One immediate result of the economic down-turn was a hardening of attitudes towards ‘foreign’ workers of all sorts. If published unemployment rates in West Germany (close to zero in 1970) did not climb above 8 percent of the labor force despite a slump in demand for manufactured goods, it was because most of the unemployed workers in Germany were not German—and thus not officially recorded.
It was one of the self-delusions of the age that the Sixties were an era of heightened political consciousness. ‘Everyone’ (or at least everyone under twenty-five attending an educational establishment and drawn to radical ideas) was in the streets and mobilized for a cause. The deflation of the causes—and the demobilization of the coming decades—thus confers in retrospect an air of failure upon a decade of frenetic political activity. But in certain important respects the Sixties were actually a vital decade for the opposite reason: they were the moment when Europeans in both halves of the continent began their definitive turn away from ideological politics.
Thus the slogans and projects of the Sixties’ generation, far from re-awakening a revolutionary tradition whose language and symbols they so energetically sought to reinvigorate, can be seen in hindsight to have served as its swansong. In Eastern Europe, the ‘revisionist’ interlude and its tragic dénouement saw off the last illusions of Marxism as a practice. In the West, Marxist and para-Marxist theories soared clear of any relationship to local reality, disqualifying themselves from any future role in serious public debate. In 1945 the radical Right had discredited itself as a legitimate vehicle for political expression. By 1970, the radical Left was set fair to emulate it. A 180-year cycle of ideological politics in Europe was drawing to a close.

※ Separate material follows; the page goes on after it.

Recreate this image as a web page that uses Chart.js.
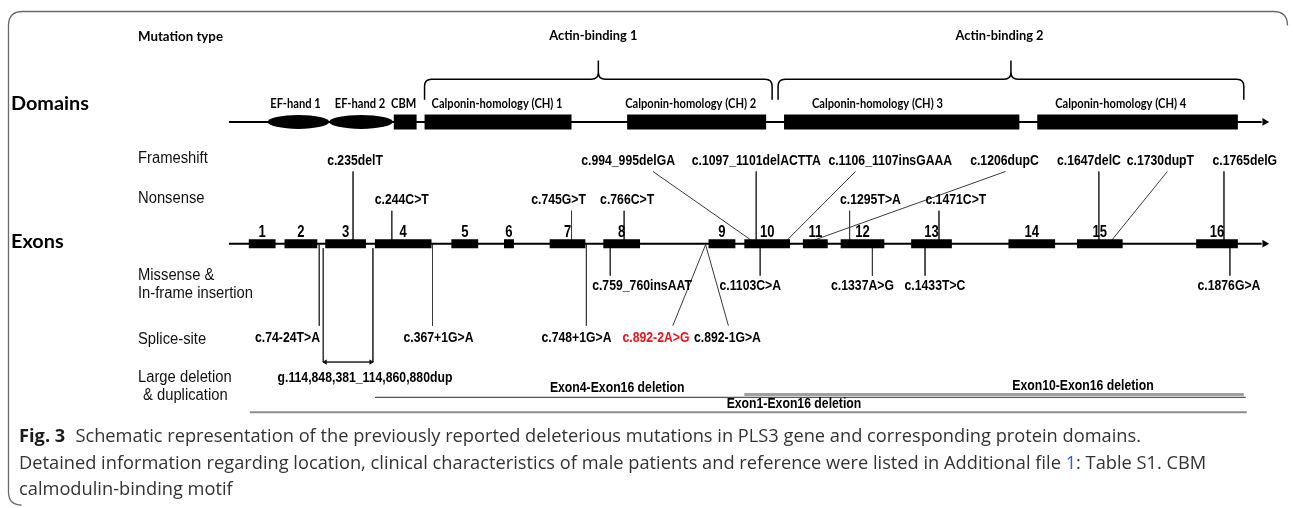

But it is symptomatic of the fundamentally apolitical mood of May 1968 that the best-selling French books on the subject a generation later are not serious works of historical analysis, much less the earnest doctrinal tracts of the time, but collections of contemporary graffiti and slogans. Culled from the walls, noticeboards and streets of the city, these witty one-liners encourage young people to make love, have fun, mock those in authority, generally do what feels good—and change the world almost as a by-product.